Aún más extraño, la reina no tiene un ejército de soldados de élite, sino alcahuetes desarmados pero muy bien vestidos. Su líder, un Quasimodo de nuestros tiempos, es bajito y deforme, extremadamente gruñón pero de alma amable y, junto a sus compañeros, atiende a un pueblo de jorobados, cojos y enfermos que hablan y cantan en una variedad infinita de idiomas y dialectos. Sin embargo, a pesar de la aparente confusión, parecen entenderse y no tienen tanta dificultad para ayudarse.

En este extraño reino...

No hay un solo príncipe ni una sola princesa, ya que la soberana es la madre de todos sus súbditos y, en consecuencia, cada uno de ellos es heredero al trono y de linaje real.

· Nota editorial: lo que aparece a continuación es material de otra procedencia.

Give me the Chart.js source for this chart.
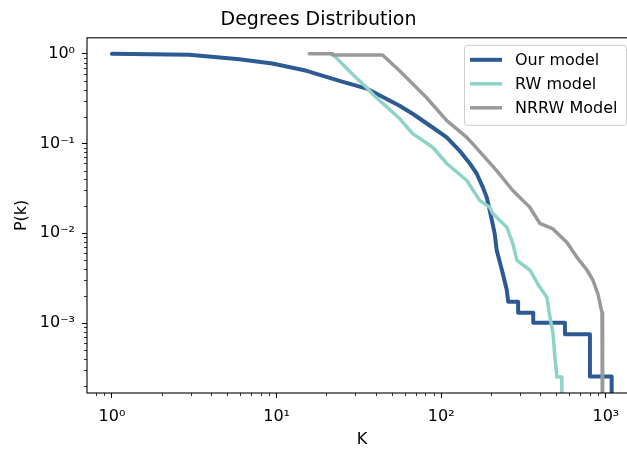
<!DOCTYPE html>
<html>
<head>
<meta charset="utf-8">
<script src="https://cdn.jsdelivr.net/npm/chart.js@4/dist/chart.umd.min.js"></script>
<style>
  html, body { margin: 0; padding: 0; overflow: hidden; background: #fff; }
  #wrap { width: 640px; height: 449px; position: relative; }
</style>
</head>
<body>
<div id="wrap"><canvas id="c"></canvas></div>
<script>
// ---- data ----
const seriesNames = ['Our model', 'RW model', 'NRRW Model'];

const ourModelK = [1, 2.94, 5.93, 9.42, 15.2, 24.1, 35.2, 55.8, 67, 88.7,
  108, 129, 149, 164, 179, 189, 197, 211, 217, 236,
  250, 255, 293, 293, 362, 362, 564, 564, 800, 800, 1084, 1084];
const ourModelP = [1.0, 0.975, 0.873, 0.78, 0.647, 0.50, 0.41, 0.264, 0.215, 0.151,
  0.117, 0.0836, 0.060, 0.0464, 0.0325, 0.0251, 0.018, 0.010, 0.0065, 0.0036,
  0.00233, 0.00173, 0.00173, 0.0013, 0.0013, 0.00101, 0.00101, 0.00075, 0.00075, 0.000253, 0.000253, 0.00001];

const rwModelK = [21.8, 28.9, 35.2, 38.2, 55.8, 67, 88.7, 108, 143, 171,
  197, 205, 250, 272, 288, 345, 397, 438, 457, 477, 490, 504, 540, 540];
const rwModelP = [1.0, 0.594, 0.422, 0.357, 0.19, 0.129, 0.091, 0.06, 0.0388, 0.0233,
  0.0195, 0.0167, 0.0117, 0.0077, 0.005, 0.0039, 0.0025, 0.00194, 0.00117, 0.00077, 0.00042, 0.000251, 0.000251, 0.00001];

const nrrwModelK = [15.8, 21.8, 21.8, 44, 55.8, 81.5, 108, 143, 155, 217,
  272, 345, 397, 477, 580, 667, 767, 834, 895, 947, 955];
const nrrwModelP = [1.0, 1.0, 0.97, 0.97, 0.647, 0.324, 0.18, 0.117, 0.1, 0.05,
  0.030, 0.0195, 0.0129, 0.0112, 0.0079, 0.0054, 0.0039, 0.003, 0.0021, 0.0013, 0.00001];

const xTickValues = [1, 10, 100, 1000];
const xTickLabels = ['10\u2070', '10\u00B9', '10\u00B2', '10\u00B3'];
const yTickValues = [1, 0.1, 0.01, 0.001];
const yTickLabels = ['10\u2070', '10\u207B\u00B9', '10\u207B\u00B2', '10\u207B\u00B3'];

const titleText = 'Degrees Distribution';
const xAxisTitle = 'K';
const yAxisTitle = 'P(k)';

// ---- styling ----
const FONT = 'DejaVu Sans';
const colors = ['#2c5b94', '#8dd3c7', '#999999'];
const widths = [4, 3.5, 3.5];

function pts(xs, ys) { return xs.map((x, i) => ({ x: x, y: ys[i] })); }
function labelFor(vals, labels, v) {
  for (let i = 0; i < vals.length; i++) {
    if (Math.abs(Math.log10(v) - Math.log10(vals[i])) < 1e-6) return labels[i];
  }
  return '';
}

const seriesData = [pts(ourModelK, ourModelP), pts(rwModelK, rwModelP), pts(nrrwModelK, nrrwModelP)];
const drawOrder = [2, 1, 0];

const framePlugin = {
  id: 'frameAndMinor',
  afterDatasetsDraw(chart) {
    const ctx = chart.ctx, a = chart.chartArea;
    const xs = chart.scales.x, ys = chart.scales.y;
    ctx.save();
    ctx.strokeStyle = '#000';
    ctx.lineWidth = 0.8;
    ctx.beginPath();
    for (let k = -1; k <= 3; k++) {
      for (let m = 2; m <= 9; m++) {
        const v = m * Math.pow(10, k);
        if (v > xs.min && v < xs.max) {
          const px = Math.round(xs.getPixelForValue(v)) + 0.5;
          ctx.moveTo(px, a.bottom); ctx.lineTo(px, a.bottom + 3);
        }
      }
    }
    for (let k = -5; k <= 1; k++) {
      for (let m = 2; m <= 9; m++) {
        const v = m * Math.pow(10, k);
        if (v > ys.min && v < ys.max) {
          const py = Math.round(ys.getPixelForValue(v)) + 0.5;
          ctx.moveTo(a.left, py); ctx.lineTo(a.left - 3, py);
        }
      }
    }
    ctx.stroke();
    ctx.lineWidth = 1.1;
    ctx.strokeRect(a.left, a.top, a.right - a.left, a.bottom - a.top);
    ctx.restore();
  }
};

const legendPlugin = {
  id: 'innerLegend',
  afterDraw(chart) {
    const ctx = chart.ctx, a = chart.chartArea;
    const boxR = a.right - 11, boxL = boxR - 162, boxT = a.top + 7, boxB = boxT + 80;
    ctx.save();
    ctx.beginPath();
    ctx.roundRect(boxL + 0.5, boxT + 0.5, boxR - boxL, boxB - boxT, 3);
    ctx.fillStyle = 'rgba(255,255,255,0.8)';
    ctx.fill();
    ctx.strokeStyle = '#cccccc';
    ctx.lineWidth = 1;
    ctx.stroke();
    ctx.font = '16px "' + FONT + '"';
    ctx.textBaseline = 'middle';
    ctx.textAlign = 'left';
    chart.data.datasets.forEach((ds, i) => {
      const y = boxT + 15 + i * 24;
      ctx.beginPath();
      ctx.strokeStyle = ds.borderColor;
      ctx.lineWidth = ds.borderWidth;
      ctx.moveTo(boxL + 6, y); ctx.lineTo(boxL + 38, y);
      ctx.stroke();
      ctx.fillStyle = '#000';
      ctx.fillText(ds.label, boxL + 51, y + 1);
    });
    ctx.restore();
  }
};

new Chart(document.getElementById('c'), {
  type: 'line',
  data: {
    datasets: seriesNames.map((name, i) => ({
      label: name,
      data: seriesData[i],
      borderColor: colors[i],
      backgroundColor: colors[i],
      borderWidth: widths[i],
      pointRadius: 0,
      tension: 0,
      fill: false,
      borderCapStyle: 'round',
      borderJoinStyle: 'round',
      order: drawOrder[i],
      clip: 0
    }))
  },
  options: {
    responsive: true,
    maintainAspectRatio: false,
    animation: false,
    devicePixelRatio: 1,
    events: [],
    layout: { padding: { left: 0, right: 3, top: 0, bottom: 0 } },
    plugins: {
      legend: { display: false },
      tooltip: { enabled: false },
      title: {
        display: true,
        text: titleText,
        color: '#000',
        font: { family: FONT, size: 19, weight: 'normal' },
        padding: { top: 9, bottom: 6 }
      }
    },
    scales: {
      x: {
        type: 'logarithmic',
        min: 0.705,
        max: 1545,
        bounds: 'data',
        afterFit(s) { s.height = 56; },
        afterBuildTicks(s) { s.ticks = xTickValues.map(v => ({ value: v })); },
        ticks: {
          autoSkip: false, maxRotation: 0, color: '#000', padding: 9,
          font: { family: FONT, size: 16 },
          callback: (v) => labelFor(xTickValues, xTickLabels, v)
        },
        grid: { display: true, drawOnChartArea: false, drawTicks: true, tickLength: 5, color: '#000', lineWidth: 1 },
        border: { display: false },
        title: { display: true, text: xAxisTitle, color: '#000', font: { family: FONT, size: 16 }, padding: { top: 3, bottom: 0 } }
      },
      y: {
        type: 'logarithmic',
        min: 1.66e-4,
        max: 1.51,
        bounds: 'data',
        afterFit(s) { s.width = 87; },
        afterBuildTicks(s) { s.ticks = yTickValues.map(v => ({ value: v })); },
        ticks: {
          autoSkip: false, color: '#000', padding: 7,
          font: { family: FONT, size: 16 },
          callback: (v) => labelFor(yTickValues, yTickLabels, v)
        },
        grid: { display: true, drawOnChartArea: false, drawTicks: true, tickLength: 5, color: '#000', lineWidth: 1 },
        border: { display: false },
        title: { display: true, text: yAxisTitle, color: '#000', font: { family: FONT, size: 16 }, padding: { top: 12, bottom: 0 } }
      }
    }
  },
  plugins: [framePlugin, legendPlugin]
});
</script>
</body>
</html>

Todos, de hecho, viajan en carros y carruajes que, aunque no son calabazas que se transforman mágicamente en el carro más hermoso de todos los tiempos, quedan muy bien. Delante de la reina y su hijo, príncipes y princesas son llevados triunfalmente en procesión, escoltados por pajes, abanderados, escuderos y lacayos, ante una multitud que se inclina a su pasar.

No son hermosos, los príncipes y las princesas: al menos no a los ojos de los viajeros de otros reinos. Yo mismo, pobre viajero que vine a ver a la reina después de un agotador viaje por valles, ríos, montañas y praderas, indignado porque no se me había dado la oportunidad de usar la alfombra voladora que nos lleva a cada uno, en alas de fantasía, a mundos fantásticos y distantes, me asombraba por lo que pasaba frente a mí: una multitud de personas viejas, feas, lisiadas, deformes, los restos de la humanidad y de nuestro mundo tan selectivo y meritocrático, era servida y venerada, celebrada con todos los honores, ¡casi tanto como la reina, casi tanto como el rey! ¿Cómo era posible todo eso? ¡Qué escándalo tan grande!

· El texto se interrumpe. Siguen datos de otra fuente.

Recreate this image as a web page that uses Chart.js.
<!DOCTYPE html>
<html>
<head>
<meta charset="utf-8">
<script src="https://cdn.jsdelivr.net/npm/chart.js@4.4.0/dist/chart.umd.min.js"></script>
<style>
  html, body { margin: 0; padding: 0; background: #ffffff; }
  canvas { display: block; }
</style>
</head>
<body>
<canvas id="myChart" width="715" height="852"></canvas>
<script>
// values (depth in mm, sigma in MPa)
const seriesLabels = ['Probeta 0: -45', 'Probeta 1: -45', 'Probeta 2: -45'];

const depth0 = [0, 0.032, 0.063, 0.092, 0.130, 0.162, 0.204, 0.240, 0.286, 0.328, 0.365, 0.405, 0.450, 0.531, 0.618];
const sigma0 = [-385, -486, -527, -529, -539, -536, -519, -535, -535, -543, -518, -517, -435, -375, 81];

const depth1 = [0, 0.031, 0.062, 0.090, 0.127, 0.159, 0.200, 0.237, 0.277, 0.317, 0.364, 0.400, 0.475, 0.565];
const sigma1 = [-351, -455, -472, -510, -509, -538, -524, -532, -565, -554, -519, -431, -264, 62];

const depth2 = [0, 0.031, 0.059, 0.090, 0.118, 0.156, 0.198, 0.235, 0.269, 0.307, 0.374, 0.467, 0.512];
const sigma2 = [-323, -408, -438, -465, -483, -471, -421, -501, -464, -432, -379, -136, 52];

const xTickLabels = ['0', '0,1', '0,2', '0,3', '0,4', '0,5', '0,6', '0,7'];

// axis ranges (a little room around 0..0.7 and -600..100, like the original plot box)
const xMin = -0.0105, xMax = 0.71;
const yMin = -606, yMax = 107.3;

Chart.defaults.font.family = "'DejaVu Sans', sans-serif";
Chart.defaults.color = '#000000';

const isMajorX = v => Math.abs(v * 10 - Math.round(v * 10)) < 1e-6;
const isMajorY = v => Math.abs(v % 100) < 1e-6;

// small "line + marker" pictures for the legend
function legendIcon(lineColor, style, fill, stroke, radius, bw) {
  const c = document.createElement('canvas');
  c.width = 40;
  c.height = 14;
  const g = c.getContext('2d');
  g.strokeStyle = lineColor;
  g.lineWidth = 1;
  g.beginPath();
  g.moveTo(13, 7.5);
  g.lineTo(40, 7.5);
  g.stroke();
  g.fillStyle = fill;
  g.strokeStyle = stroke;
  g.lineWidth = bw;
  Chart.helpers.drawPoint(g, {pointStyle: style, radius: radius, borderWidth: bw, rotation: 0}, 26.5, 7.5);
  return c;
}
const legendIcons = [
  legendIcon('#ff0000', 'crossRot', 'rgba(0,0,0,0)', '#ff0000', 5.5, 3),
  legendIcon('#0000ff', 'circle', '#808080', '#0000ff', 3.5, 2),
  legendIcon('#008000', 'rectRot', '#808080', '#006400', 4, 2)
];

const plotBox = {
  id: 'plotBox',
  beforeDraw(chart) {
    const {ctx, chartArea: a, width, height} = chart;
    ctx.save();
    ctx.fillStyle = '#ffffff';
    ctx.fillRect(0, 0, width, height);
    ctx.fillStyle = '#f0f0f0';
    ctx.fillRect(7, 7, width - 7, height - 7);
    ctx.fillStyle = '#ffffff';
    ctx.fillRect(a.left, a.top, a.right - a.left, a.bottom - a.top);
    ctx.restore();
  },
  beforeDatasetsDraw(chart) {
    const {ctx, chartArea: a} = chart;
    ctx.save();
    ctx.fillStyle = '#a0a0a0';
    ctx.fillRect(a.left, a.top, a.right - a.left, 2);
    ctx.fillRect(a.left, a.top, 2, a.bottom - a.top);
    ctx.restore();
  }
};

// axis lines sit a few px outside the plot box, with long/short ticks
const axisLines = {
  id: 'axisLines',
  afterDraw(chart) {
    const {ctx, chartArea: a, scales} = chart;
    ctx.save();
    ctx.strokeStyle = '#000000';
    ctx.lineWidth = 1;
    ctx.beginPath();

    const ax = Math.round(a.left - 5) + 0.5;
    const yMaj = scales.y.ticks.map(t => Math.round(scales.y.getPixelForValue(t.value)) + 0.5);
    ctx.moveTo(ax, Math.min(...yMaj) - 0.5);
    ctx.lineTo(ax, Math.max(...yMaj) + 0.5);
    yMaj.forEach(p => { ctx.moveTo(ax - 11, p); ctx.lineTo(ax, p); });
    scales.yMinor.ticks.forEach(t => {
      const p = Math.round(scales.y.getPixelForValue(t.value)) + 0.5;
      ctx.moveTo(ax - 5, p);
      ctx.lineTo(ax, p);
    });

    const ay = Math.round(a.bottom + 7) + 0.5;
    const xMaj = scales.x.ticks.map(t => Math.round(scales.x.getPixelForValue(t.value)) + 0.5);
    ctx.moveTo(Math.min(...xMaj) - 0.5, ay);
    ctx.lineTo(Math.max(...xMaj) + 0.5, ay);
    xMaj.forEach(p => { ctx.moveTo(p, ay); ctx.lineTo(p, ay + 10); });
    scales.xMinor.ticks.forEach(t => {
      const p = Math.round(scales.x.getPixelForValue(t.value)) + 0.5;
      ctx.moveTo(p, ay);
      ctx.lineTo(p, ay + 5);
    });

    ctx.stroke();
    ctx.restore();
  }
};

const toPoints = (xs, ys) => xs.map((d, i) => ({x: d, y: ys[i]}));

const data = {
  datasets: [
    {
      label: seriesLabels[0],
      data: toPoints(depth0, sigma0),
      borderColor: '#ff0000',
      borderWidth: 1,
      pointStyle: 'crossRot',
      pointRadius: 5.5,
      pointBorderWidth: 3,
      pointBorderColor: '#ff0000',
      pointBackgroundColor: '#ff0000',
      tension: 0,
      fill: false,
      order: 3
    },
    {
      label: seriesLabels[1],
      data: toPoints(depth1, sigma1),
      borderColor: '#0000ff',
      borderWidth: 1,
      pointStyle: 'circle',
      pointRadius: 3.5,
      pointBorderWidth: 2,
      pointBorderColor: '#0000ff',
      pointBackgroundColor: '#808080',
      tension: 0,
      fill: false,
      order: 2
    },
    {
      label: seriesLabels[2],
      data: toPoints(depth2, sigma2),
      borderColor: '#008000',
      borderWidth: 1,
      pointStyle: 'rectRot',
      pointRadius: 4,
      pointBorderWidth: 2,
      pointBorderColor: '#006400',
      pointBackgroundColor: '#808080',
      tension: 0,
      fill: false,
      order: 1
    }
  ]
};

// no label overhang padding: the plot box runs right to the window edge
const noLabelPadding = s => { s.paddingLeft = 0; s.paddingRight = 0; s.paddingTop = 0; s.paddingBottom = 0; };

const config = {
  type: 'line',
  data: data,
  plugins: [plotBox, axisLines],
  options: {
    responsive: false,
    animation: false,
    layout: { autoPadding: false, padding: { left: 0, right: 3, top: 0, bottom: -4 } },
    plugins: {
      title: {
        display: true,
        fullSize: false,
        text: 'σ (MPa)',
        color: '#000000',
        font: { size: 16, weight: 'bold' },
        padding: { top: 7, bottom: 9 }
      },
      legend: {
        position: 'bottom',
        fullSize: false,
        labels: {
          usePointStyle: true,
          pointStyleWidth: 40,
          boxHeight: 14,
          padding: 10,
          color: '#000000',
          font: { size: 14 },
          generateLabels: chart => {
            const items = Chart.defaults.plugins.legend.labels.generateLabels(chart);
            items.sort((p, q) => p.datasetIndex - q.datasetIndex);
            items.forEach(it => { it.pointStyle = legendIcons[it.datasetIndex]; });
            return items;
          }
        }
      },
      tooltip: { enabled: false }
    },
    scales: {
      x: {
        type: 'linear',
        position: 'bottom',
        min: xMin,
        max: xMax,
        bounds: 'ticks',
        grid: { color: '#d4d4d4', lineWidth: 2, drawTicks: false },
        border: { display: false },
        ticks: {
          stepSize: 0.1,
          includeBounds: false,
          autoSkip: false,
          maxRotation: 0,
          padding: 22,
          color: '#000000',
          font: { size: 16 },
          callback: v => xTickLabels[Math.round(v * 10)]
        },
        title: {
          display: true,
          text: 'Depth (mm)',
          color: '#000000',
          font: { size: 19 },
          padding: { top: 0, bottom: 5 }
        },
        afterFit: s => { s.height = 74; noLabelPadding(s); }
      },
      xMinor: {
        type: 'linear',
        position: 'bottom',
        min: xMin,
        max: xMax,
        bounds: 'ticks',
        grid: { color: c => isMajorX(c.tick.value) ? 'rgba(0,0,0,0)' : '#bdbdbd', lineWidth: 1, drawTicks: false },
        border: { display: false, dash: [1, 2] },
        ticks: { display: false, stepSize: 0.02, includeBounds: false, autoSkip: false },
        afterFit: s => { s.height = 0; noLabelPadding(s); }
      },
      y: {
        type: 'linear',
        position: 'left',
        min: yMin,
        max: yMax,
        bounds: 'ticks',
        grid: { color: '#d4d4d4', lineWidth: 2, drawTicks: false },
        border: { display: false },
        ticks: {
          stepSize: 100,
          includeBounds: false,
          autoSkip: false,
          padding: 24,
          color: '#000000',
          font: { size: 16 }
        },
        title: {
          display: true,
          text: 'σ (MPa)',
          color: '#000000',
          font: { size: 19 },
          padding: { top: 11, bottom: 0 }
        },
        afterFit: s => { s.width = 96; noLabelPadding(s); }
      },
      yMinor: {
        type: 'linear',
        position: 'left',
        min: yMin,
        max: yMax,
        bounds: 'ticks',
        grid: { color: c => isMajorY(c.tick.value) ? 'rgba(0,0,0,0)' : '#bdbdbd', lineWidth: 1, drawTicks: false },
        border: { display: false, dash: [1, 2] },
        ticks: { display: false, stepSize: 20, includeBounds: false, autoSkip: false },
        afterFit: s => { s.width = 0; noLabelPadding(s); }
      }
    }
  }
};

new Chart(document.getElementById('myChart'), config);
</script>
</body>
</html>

Mi corazón oprimido, cansado y desilusionado encontró consuelo sólo cuando, frente al trono sucio y húmedo de la reina, reflejándome en las aguas del río que fluye cerca, me vi idéntico a esa multitud: viejo y cansado, sucio y deformado, feo y enfermo. Fue entonces cuando, mágicamente, apareció una corona en mi cabeza; ahí fue cuando me sentí yo también un príncipe, el hijo de un rey.

Querido amigo viajero,

Si quieres llegar a este reino extraño y encantado, debes saber que tendrás que soportar mil labores; qué sepas que tendrás que llorar, enfrentar tus mil miedos, tu perfeccionismo y tus delirios de grandeza, así como tu sentido de inadecuación; tendrás que aceptar ser amado por lo que eres y no por lo que puedes hacer, ni por la belleza de tu cuerpo, ni por la fuerza de tus miembros ni por la vitalidad de tu intelecto.

Te encontrarás desnudo, pobre y necesitado. Querrás escapar, gritar, rebelarte, pero no podrás ir a ningún lado, ya que ese país está lejos de todo y el único lugar donde podrás escapar será el último que quieras ver: a ti mismo. Entonces lo entenderás.

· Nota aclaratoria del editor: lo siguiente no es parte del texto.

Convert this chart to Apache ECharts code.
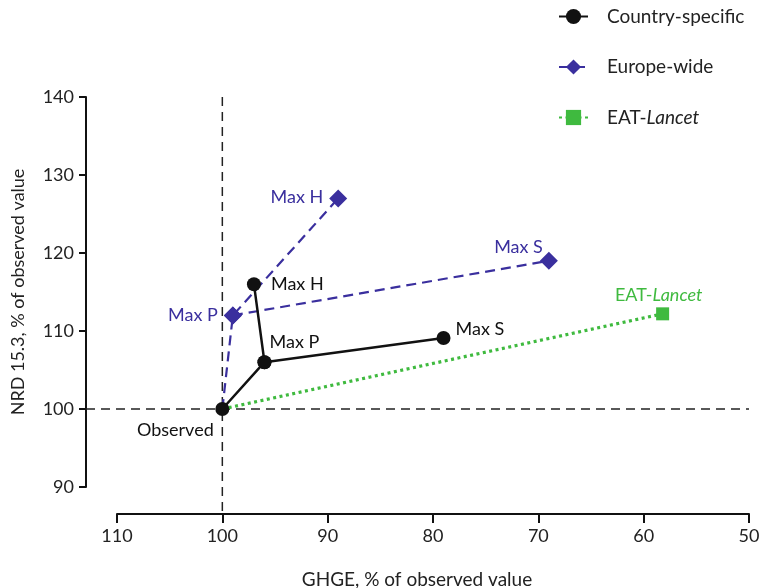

Sabrás que, para salir de ello, tendrás que tirar tu inútil corona de oro y perlas preciosas, tus vestidos de seda y complementos firmados por alguien cuyo nombre tarde o temprano se olvidará. ¡No tengas miedo! ¡Ten fe y sé humilde! Ponte los harapos que te darán, acepta ser como ellos y, ten fe, ¡reinarás! ¡Sí, reinarás por siempre!

Una última cosa:

Por si aún no te has dado cuenta, este reino no se llama Disneyland, Neverland, Fantásia… No es un invento ni la reconstrucción de algo que no existe y nunca existirá. No, este reino es un lugar real, con personas que tienen carne y huesos, corazones, limitaciones y pecados.

Pregunta, te podrán indicar el camino: se llama Lourdes y es el lugar donde los últimos ya son los primeros.

Gerardo Ferrara
Licenciado en Historia y en Ciencias Políticas, especializado en Oriente Medio.